Karan M wrote:Every engine generates ample electricity, so it is factually incorrect. Its absurd to note the Mk1 has deadweight infrastructure for EW systems that will go in Mk2. Basic rule of aeronautical engineering is to avoid carrying deadweight. So operational Tejas Mk.1 will not carry deadweight infrastructure for Mk2.
The only thing absurd is how far the forum has deteriorated when a conversation which would have otherwise lead to information sharing has folks like you seeking to always score one up! "Every engine generates ample electricity" - tell me something new! And perhaps that is the reason why the Su-30 MKIs cannot handle the Irbis? Or is it that "every engine that generates ample electricity" has to be coupled with dedicated power generation/transfer equipment able to handle and supply the correct voltage/current required by disparate systems. But I tire of this useless bickering.
You speak of it being "absurd that the MK1 LCA has deadweight infrastructure for the LCA MK2". Tell me, what do you know of the LCA MK2? Go on, educate me.

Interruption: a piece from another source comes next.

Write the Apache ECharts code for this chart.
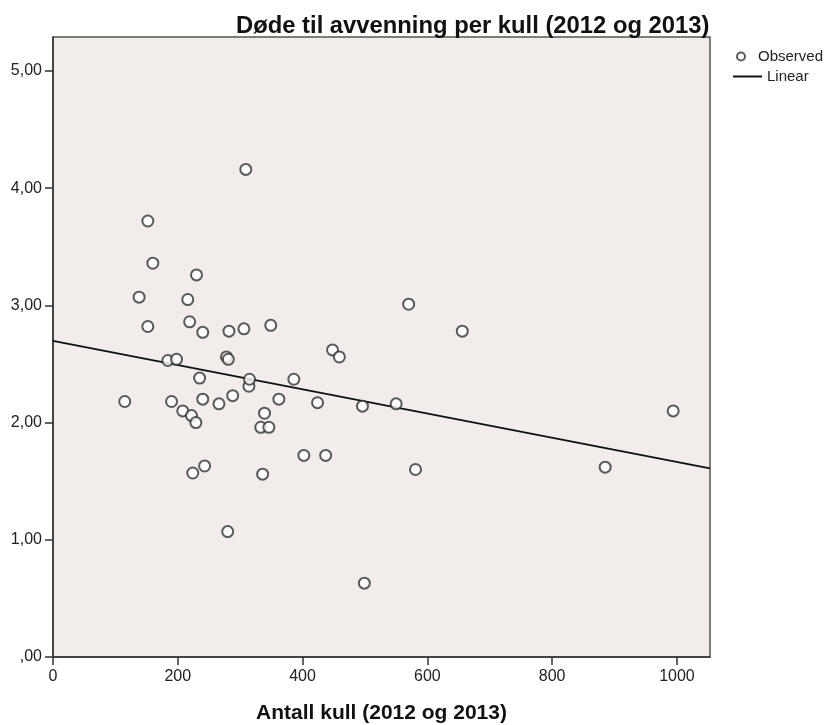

And for the record, since I really don't have the time to dig out and reply to your statements about EW systems & the LCA fit - pretty much everything you said there was mistaken as well. The LCA ECM is
multidirectional. AESA equipped current gen state of the art systems DO approach all round coverage provided platform space/power constraints are provided & an Indian upgrade actually provides for near complete protection, beyond the limited frontal sector & is already under acquisition.
So tell me about the LCA MK2. Tell me about its avionics systems, its expected LRUs, what systems were meant to be on the original LCA and what the designers have planned for & already incorporated! Go beyond stuff on the net. Do inform me of the detailed avionics & systems planned for that aircraft. I'd love to see some actual statements about the reality from actual aeronautical engineers & those who actually worked on the plane - as I have had the opportunity to hear what some of those kind folks say, as versus internet vehemence about what is "absurd" and what is not.